C’est la « vie réelle » qu’il faut agir, en ouvrant de nouveaux espaces de dialogues et d’échanges, entre personnes qui n’ont pas l’occasion de se rencontrer, et donc d’échanger. Ce n’est pas simple, car le temps disponible est restreint, et discuter avec une personne avec laquelle on est en désaccord, sans pouvoir la bloquer d’un clic, n’est pas l’activité la plus attirante. C’est pourtant indispensable que certains s’y collent, et que les résultats de ces échanges soient largement diffusés. Cela veut dire organiser des confrontations, des échanges, qui soient à la fois bien organisés et cadrés, pour qu’il en ressorte quelque chose qui puisse intéresser l’ensemble de la collectivité. Il n’est pas nécessaire d’arriver à des consensus, mais rien que distinguer où sont réellement les dissensus, et quelle est leur nature réelle, cela ferait progresser notre système démocratique.

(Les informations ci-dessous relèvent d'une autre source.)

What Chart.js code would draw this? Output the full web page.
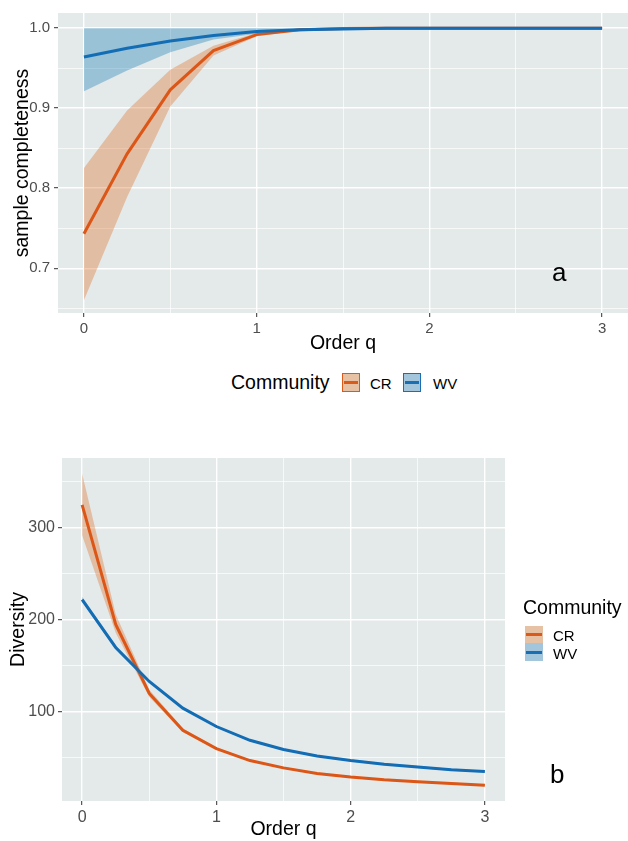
<!DOCTYPE html>
<html>
<head>
<meta charset="utf-8">
<script src="https://cdn.jsdelivr.net/npm/chart.js@4.4.0/dist/chart.umd.min.js"></script>
<style>
  body { margin: 0; background: #fff; font-family: "Liberation Sans", Arial, sans-serif; }
  #wrap { position: relative; width: 628px; height: 841px; overflow: hidden; }
  canvas { position: absolute; left: 0; }
  .lbl { position: absolute; color: #000; white-space: nowrap; line-height: 1; transform: translateY(-50%); }
  .key { position: absolute; box-sizing: border-box; }
  .key i { position: absolute; left: 1px; right: 1px; top: 50%; height: 3px; margin-top: -1.5px; }
</style>
</head>
<body>
<div id="wrap">
  <canvas id="chartA" width="628" height="360" style="top:0"></canvas>
  <canvas id="chartB" width="628" height="401" style="top:440px"></canvas>

  <div class="lbl" style="left:552px;top:272px;font-size:26px">a</div>
  <div class="lbl" style="left:550px;top:774px;font-size:26px">b</div>

  <!-- legend a -->
  <div class="lbl" style="left:231px;top:383px;font-size:19.5px">Community</div>
  <div class="key" style="left:342px;top:373px;width:18px;height:19px;border:1.5px solid #d95a1a;background:#e6c1a4"><i style="background:#d95a1a"></i></div>
  <div class="lbl" style="left:370px;top:383px;font-size:15px">CR</div>
  <div class="key" style="left:403px;top:373px;width:18px;height:19px;border:1.5px solid #1a6fb3;background:#a3c6dc"><i style="background:#1a6fb3"></i></div>
  <div class="lbl" style="left:433px;top:383px;font-size:15px">WV</div>

  <!-- legend b -->
  <div class="lbl" style="left:523px;top:608px;font-size:19.5px">Community</div>
  <div class="key" style="left:525px;top:626px;width:18px;height:17px;background:#e6c1a4"><i style="background:#d95a1a"></i></div>
  <div class="lbl" style="left:553px;top:635px;font-size:15px">CR</div>
  <div class="key" style="left:525px;top:643px;width:18px;height:18px;background:#a3c6dc"><i style="background:#1a6fb3"></i></div>
  <div class="lbl" style="left:553px;top:653px;font-size:15px">WV</div>
</div>

<script>
const q = [0, 0.25, 0.5, 0.75, 1, 1.25, 1.5, 1.75, 2, 2.25, 2.5, 2.75, 3];

// panel a: sample completeness
const crCov   = [0.743, 0.843, 0.923, 0.972, 0.992, 0.998, 0.9995, 1, 1, 1, 1, 1, 1];
const crCovLo = [0.660, 0.789, 0.902, 0.966, 0.990, 0.997, 0.999, 1, 1, 1, 1, 1, 1];
const crCovHi = [0.825, 0.897, 0.948, 0.978, 0.994, 0.999, 1, 1, 1, 1, 1, 1, 1];
const wvCov   = [0.964, 0.975, 0.984, 0.991, 0.996, 0.998, 0.999, 1, 1, 1, 1, 1, 1];
const wvCovLo = [0.921, 0.947, 0.970, 0.986, 0.993, 0.997, 0.999, 1, 1, 1, 1, 1, 1];
const wvCovHi = [1, 1, 1, 1, 1, 1, 1, 1, 1, 1, 1, 1, 1];

// panel b: diversity
const crDiv   = [325, 195, 120, 80, 60, 47, 39, 33, 29, 26, 24, 22, 20];
const crDivLo = [292, 186, 116, 78, 59, 46, 38, 32, 28, 25, 23, 21, 19];
const crDivHi = [359, 206, 124, 82, 61, 48, 40, 34, 30, 27, 25, 23, 21];
const wvDiv   = [222, 170, 133, 104, 84, 69, 59, 52, 47, 43, 40, 37, 35];
const wvDivLo = [219, 168, 132, 103, 83, 68, 58, 51, 46, 42, 39, 36, 34];
const wvDivHi = [225, 172, 134, 105, 85, 70, 60, 53, 48, 44, 41, 38, 36];

const xMajor = [0, 1, 2, 3];
const xMinor = [0.5, 1.5, 2.5];
const yMajorA = [0.7, 0.8, 0.9, 1.0];
const yMinorA = [0.65, 0.75, 0.85, 0.95];
const yMajorB = [100, 200, 300];
const yMinorB = [50, 150, 250, 350];

const crColor = '#dc5717', crBand = 'rgba(220,100,20,0.33)';
const wvColor = '#136db5', wvBand = 'rgba(0,114,178,0.33)';
const font = '"Liberation Sans", Arial, sans-serif';

const pts = arr => q.map((x, i) => ({x: x, y: arr[i]}));

const panelBg = {
  id: 'panelBg',
  beforeDraw(chart) {
    const {ctx, chartArea: a} = chart;
    ctx.save();
    ctx.fillStyle = '#e4e9e9';
    ctx.fillRect(a.left, a.top, a.right - a.left, a.bottom - a.top);
    ctx.restore();
  }
};

function axis(major, minor, o) {
  return {
    type: 'linear', min: o.min, max: o.max,
    afterBuildTicks: s => { s.ticks = major.concat(minor).sort((a, b) => a - b).map(v => ({value: v})); },
    afterFit: s => { if (s.isHorizontal()) s.height = o.size; else s.width = o.size; },
    border: {display: false},
    grid: {
      color: '#ffffff',
      lineWidth: c => major.includes(c.tick.value) ? 1.4 : 0.7,
      tickColor: c => major.includes(c.tick.value) ? '#333333' : 'rgba(0,0,0,0)',
      tickWidth: 1,
      tickLength: 4
    },
    ticks: {
      color: '#4d4d4d', font: {family: font, size: o.tickSize}, padding: o.pad,
      autoSkip: false, maxRotation: 0,
      callback: v => major.includes(v) ? o.fmt(v) : ''
    },
    title: {display: true, text: o.title, color: '#000', font: {family: font, size: 19.5}, padding: o.titlePad}
  };
}

function line(data, color) {
  return {data: pts(data), fill: false, borderColor: color, borderWidth: 3, pointRadius: 0, tension: 0};
}
// upper edge fills down to the lower edge right after it
function band(lo, hi, color) {
  return [
    {data: pts(hi), fill: '+1', backgroundColor: color, borderWidth: 0, pointRadius: 0},
    {data: pts(lo), fill: false, borderWidth: 0, pointRadius: 0}
  ];
}

new Chart(document.getElementById('chartA'), {
  type: 'line',
  data: {
    datasets: [line(wvCov, wvColor), line(crCov, crColor)]
      .concat(band(crCovLo, crCovHi, crBand), band(wvCovLo, wvCovHi, wvBand))
  },
  options: {
    responsive: false, animation: false,
    layout: {padding: {top: 13, right: 0, left: 0, bottom: 0}},
    plugins: {legend: {display: false}, tooltip: {enabled: false}},
    scales: {
      x: axis(xMajor, xMinor, {min: -0.15, max: 3.15, size: 47, tickSize: 15, pad: 3,
        fmt: v => String(v), title: 'Order q', titlePad: {top: 0, bottom: 5}}),
      y: axis(yMajorA, yMinorA, {min: 0.644, max: 1.019, size: 58, tickSize: 15, pad: 4,
        fmt: v => v.toFixed(1), title: 'sample completeness', titlePad: {top: 11, bottom: 0}})
    }
  },
  plugins: [panelBg]
});

new Chart(document.getElementById('chartB'), {
  type: 'line',
  data: {
    datasets: [line(wvDiv, wvColor), line(crDiv, crColor)]
      .concat(band(crDivLo, crDivHi, crBand), band(wvDivLo, wvDivHi, wvBand))
  },
  options: {
    responsive: false, animation: false,
    layout: {padding: {top: 18, right: 123, left: 0, bottom: 0}},
    plugins: {legend: {display: false}, tooltip: {enabled: false}},
    scales: {
      x: axis(xMajor, xMinor, {min: -0.15, max: 3.15, size: 40, tickSize: 16, pad: 3,
        fmt: v => String(v), title: 'Order q', titlePad: {top: 0, bottom: 0}}),
      y: axis(yMajorB, yMinorB, {min: 3, max: 376, size: 62, tickSize: 16, pad: 3,
        fmt: v => String(v), title: 'Diversity', titlePad: {top: 7, bottom: 0}})
    }
  },
  plugins: [panelBg]
});
</script>
</body>
</html>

Pour jouer ce rôle, il faut des organisations et des personnes qui s’y consacrent. Cela ne peut pas être le personnel politique, trop occupé à flatter les bas instincts de son électorat, et qui n’a, au fond, pas intérêt à élever le niveau du débat. Il ne faut donc pas compter sur les partis politiques, qui suivront éventuellement, si un mouvement est lancé et qu’ils y trouvent du grain à moudre. Mais ils ne seront pas moteur.

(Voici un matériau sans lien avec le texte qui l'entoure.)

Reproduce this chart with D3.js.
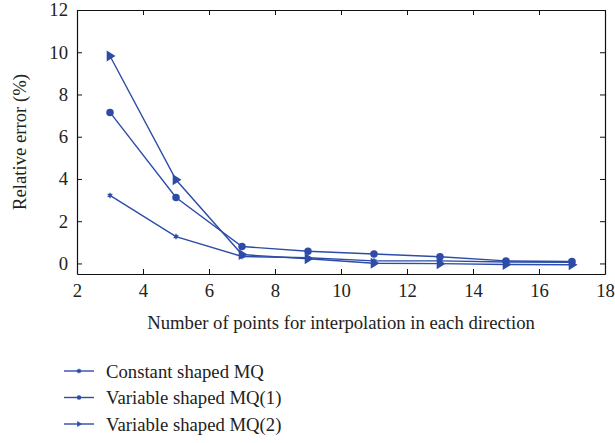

Il est nécessaire qu’un écosystème démocratique, qui existe, s’empare véritablement de cette mission, qui se faisait autrefois toute seule, et qu’il va falloir maintenant alimenter, pour que la démocratie continue à fonctionner. Cela ne demande pas nécessairement beaucoup de moyens financiers. On trouve toujours des personnes volontaires pour débattre, donner leur opinion, écouter celle de l’autre et réagir à ce qu’il dit. C’est ensuite, dans le traitement de l’information ainsi récoltée, mais aussi dans le cadrage initial, que tout se joue. Les conventions citoyennes sont une première piste possible, où au lieu de demander à de simples citoyens de se transformer en technocrates, on leur demande juste de s’écouter, de dialoguer, et d’arriver à des constats, de consensus et de dissensus, avec un processus délibératif digne de ce nom.